=== What to produce ===
Return all lines where the word "this" can be found.

=== Record excerpts ===
____________________

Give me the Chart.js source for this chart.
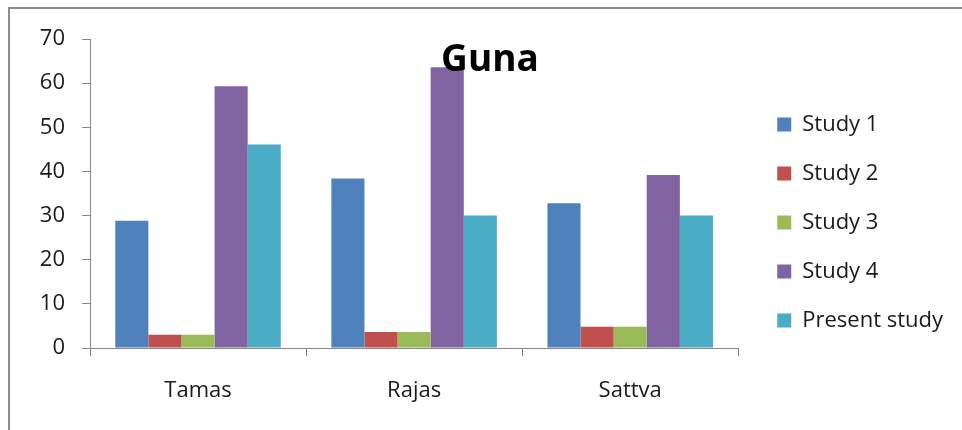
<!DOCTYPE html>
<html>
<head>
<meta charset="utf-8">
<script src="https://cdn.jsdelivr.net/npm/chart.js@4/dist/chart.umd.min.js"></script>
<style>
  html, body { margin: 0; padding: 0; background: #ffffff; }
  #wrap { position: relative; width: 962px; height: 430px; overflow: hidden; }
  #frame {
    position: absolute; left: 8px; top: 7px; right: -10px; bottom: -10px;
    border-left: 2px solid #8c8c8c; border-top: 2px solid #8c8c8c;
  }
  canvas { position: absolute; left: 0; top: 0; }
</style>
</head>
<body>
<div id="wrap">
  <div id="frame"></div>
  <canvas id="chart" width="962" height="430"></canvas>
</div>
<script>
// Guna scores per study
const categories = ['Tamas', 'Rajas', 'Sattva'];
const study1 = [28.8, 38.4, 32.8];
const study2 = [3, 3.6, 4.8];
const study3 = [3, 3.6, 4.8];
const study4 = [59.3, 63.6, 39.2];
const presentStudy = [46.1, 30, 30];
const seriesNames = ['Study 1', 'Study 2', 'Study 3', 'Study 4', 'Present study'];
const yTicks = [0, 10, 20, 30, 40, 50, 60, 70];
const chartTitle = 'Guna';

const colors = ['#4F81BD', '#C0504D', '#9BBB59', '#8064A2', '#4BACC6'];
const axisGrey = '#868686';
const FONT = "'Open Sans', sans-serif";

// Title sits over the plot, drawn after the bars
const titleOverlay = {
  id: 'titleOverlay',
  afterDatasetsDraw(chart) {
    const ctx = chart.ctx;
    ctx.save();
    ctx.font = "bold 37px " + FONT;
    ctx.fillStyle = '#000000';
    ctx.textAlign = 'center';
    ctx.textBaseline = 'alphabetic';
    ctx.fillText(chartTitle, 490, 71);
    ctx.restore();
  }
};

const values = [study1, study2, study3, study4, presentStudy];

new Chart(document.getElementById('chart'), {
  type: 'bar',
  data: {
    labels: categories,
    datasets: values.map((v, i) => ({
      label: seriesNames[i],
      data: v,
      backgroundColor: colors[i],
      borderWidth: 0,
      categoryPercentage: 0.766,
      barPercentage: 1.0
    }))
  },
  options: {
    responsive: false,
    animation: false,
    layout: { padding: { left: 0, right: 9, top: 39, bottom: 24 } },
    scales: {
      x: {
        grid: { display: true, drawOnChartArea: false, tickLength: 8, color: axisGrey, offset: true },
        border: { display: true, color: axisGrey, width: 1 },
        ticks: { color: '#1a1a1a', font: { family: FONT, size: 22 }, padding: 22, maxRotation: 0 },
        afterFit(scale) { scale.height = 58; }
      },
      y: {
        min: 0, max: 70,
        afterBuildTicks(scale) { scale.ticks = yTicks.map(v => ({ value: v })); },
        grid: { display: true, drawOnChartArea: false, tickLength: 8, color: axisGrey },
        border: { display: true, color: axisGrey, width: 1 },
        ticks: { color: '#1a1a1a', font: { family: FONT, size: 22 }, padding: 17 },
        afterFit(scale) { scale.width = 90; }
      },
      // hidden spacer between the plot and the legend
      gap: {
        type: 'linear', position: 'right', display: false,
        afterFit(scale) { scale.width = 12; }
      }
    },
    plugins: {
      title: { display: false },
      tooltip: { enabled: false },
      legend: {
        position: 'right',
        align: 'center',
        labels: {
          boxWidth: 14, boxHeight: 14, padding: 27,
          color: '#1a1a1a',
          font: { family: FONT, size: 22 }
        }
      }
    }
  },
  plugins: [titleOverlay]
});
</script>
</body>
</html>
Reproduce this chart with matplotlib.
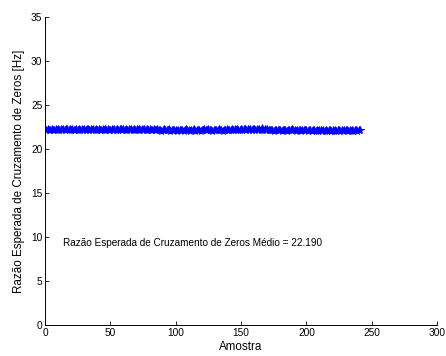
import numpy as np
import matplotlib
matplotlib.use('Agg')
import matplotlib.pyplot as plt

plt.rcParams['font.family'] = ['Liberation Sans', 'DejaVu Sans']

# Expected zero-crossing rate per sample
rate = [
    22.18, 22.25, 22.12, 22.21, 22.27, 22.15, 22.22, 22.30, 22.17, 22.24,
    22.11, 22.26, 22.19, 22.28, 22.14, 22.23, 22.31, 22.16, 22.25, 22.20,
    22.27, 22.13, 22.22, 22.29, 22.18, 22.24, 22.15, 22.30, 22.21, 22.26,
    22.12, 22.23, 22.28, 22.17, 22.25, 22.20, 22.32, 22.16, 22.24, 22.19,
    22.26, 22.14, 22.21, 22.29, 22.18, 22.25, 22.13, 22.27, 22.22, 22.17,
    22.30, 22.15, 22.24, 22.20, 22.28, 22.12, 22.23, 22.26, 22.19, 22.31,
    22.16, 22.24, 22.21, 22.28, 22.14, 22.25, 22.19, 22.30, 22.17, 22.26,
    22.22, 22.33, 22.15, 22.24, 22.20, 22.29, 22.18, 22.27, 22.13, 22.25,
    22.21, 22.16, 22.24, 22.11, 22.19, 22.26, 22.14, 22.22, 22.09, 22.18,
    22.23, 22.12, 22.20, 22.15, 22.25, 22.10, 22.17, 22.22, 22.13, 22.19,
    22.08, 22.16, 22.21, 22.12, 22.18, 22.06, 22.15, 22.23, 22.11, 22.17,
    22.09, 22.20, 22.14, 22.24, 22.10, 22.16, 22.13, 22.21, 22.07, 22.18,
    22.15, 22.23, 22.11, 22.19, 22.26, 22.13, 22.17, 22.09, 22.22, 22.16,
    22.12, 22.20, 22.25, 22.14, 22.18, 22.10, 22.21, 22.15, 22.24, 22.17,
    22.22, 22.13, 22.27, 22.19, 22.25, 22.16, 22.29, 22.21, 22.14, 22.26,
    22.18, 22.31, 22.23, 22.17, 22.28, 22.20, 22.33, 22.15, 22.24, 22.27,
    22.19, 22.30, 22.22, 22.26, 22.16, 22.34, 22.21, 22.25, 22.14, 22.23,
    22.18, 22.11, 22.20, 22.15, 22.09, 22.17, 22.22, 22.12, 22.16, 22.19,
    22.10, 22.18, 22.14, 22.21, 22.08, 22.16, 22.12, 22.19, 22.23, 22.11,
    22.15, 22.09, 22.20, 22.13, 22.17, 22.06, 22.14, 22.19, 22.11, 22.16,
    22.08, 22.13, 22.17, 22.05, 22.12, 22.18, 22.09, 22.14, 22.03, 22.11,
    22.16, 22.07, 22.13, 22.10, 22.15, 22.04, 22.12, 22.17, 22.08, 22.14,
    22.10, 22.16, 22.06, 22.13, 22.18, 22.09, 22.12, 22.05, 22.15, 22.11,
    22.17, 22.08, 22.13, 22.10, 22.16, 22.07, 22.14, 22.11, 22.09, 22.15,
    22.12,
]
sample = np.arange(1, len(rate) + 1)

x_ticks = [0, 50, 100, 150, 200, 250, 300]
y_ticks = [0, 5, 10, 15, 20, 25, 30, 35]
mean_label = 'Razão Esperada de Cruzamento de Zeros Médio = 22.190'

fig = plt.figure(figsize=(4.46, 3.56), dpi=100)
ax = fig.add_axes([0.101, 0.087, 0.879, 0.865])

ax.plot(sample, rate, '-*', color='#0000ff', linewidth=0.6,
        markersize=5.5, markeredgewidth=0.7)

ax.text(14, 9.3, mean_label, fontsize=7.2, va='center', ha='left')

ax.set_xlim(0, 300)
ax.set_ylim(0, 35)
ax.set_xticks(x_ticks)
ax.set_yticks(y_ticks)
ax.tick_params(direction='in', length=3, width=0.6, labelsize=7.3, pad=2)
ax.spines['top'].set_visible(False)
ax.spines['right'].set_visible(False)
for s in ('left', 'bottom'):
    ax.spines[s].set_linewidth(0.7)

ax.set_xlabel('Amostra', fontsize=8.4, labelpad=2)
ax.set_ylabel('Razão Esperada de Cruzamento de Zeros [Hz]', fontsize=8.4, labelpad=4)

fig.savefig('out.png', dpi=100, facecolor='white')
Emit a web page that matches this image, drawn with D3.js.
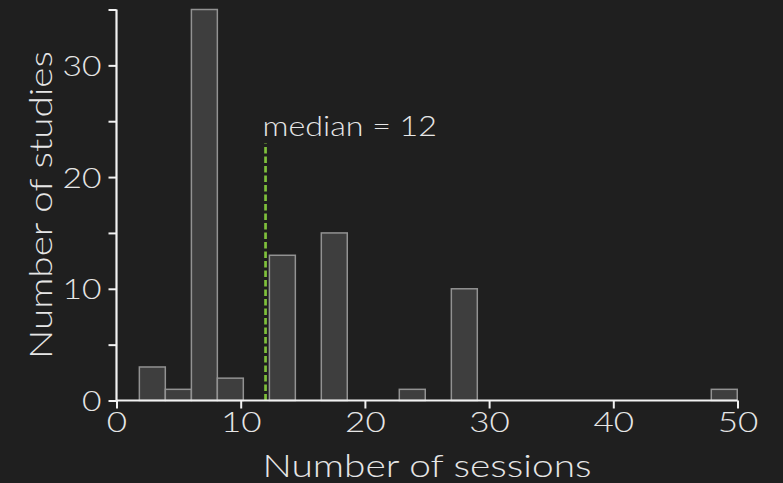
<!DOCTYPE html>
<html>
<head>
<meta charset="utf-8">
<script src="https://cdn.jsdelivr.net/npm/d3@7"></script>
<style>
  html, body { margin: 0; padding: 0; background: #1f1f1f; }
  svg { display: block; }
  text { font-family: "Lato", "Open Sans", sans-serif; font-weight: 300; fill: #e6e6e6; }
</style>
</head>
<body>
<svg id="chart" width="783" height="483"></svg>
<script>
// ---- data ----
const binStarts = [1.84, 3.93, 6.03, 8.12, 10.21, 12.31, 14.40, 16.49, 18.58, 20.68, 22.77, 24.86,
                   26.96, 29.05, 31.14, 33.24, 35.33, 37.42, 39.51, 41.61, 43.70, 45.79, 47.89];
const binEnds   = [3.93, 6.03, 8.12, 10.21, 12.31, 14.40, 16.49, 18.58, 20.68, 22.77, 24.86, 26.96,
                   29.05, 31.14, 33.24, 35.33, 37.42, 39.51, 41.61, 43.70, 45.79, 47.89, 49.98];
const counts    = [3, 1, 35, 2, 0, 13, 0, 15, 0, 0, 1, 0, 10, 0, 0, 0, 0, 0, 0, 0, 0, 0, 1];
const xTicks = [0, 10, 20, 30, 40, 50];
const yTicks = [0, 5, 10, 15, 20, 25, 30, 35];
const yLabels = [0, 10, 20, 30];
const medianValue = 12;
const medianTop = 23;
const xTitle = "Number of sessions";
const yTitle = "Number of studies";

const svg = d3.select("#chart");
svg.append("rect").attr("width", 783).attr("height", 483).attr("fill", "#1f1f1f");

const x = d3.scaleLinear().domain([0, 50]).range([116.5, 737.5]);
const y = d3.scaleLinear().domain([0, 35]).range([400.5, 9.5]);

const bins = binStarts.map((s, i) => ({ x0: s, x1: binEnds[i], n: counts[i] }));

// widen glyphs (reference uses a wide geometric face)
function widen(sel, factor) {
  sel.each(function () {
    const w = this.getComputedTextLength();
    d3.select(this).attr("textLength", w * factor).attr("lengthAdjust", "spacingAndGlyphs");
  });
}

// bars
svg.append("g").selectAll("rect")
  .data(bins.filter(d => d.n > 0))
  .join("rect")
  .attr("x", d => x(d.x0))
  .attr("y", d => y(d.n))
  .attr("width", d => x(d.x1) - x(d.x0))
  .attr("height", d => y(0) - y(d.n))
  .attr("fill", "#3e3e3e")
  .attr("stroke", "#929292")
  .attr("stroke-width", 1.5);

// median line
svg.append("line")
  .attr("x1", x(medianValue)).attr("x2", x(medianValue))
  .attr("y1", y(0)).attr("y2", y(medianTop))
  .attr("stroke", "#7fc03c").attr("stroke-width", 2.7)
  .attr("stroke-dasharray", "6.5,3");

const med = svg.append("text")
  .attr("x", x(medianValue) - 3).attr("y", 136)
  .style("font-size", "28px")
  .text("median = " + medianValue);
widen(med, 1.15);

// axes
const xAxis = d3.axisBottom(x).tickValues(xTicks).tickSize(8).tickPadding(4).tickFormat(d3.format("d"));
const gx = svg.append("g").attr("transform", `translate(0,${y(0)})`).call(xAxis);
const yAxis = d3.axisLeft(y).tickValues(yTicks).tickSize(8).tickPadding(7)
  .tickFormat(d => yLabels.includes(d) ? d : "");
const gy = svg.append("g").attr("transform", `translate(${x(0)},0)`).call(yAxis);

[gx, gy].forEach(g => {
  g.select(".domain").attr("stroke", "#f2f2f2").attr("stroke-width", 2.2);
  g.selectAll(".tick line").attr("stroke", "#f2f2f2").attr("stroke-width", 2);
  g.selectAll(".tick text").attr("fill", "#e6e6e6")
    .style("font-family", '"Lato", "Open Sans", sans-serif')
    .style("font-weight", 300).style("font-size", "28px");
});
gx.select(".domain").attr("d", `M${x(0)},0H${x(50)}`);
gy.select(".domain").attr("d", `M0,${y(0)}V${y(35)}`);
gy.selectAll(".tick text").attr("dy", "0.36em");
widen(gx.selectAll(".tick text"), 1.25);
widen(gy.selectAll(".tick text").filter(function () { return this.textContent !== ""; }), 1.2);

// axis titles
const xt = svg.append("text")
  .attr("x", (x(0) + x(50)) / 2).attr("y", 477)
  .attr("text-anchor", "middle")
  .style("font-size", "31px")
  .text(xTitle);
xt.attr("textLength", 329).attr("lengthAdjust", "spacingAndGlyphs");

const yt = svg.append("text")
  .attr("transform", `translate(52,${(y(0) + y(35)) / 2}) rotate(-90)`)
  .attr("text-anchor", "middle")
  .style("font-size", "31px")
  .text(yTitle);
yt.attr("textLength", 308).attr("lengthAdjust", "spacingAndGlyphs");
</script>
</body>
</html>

____________________

=== Task solution ===
Give me the Chart.js source for this chart.
Reproduce this chart with matplotlib.
Emit a web page that matches this image, drawn with D3.js.
    const w = this.getComputedTextLength();
    d3.select(this).attr("textLength", w * factor).attr("lengthAdjust", "spacingAndGlyphs");
widen(gy.selectAll(".tick text").filter(function () { return this.textContent !== ""; }), 1.2);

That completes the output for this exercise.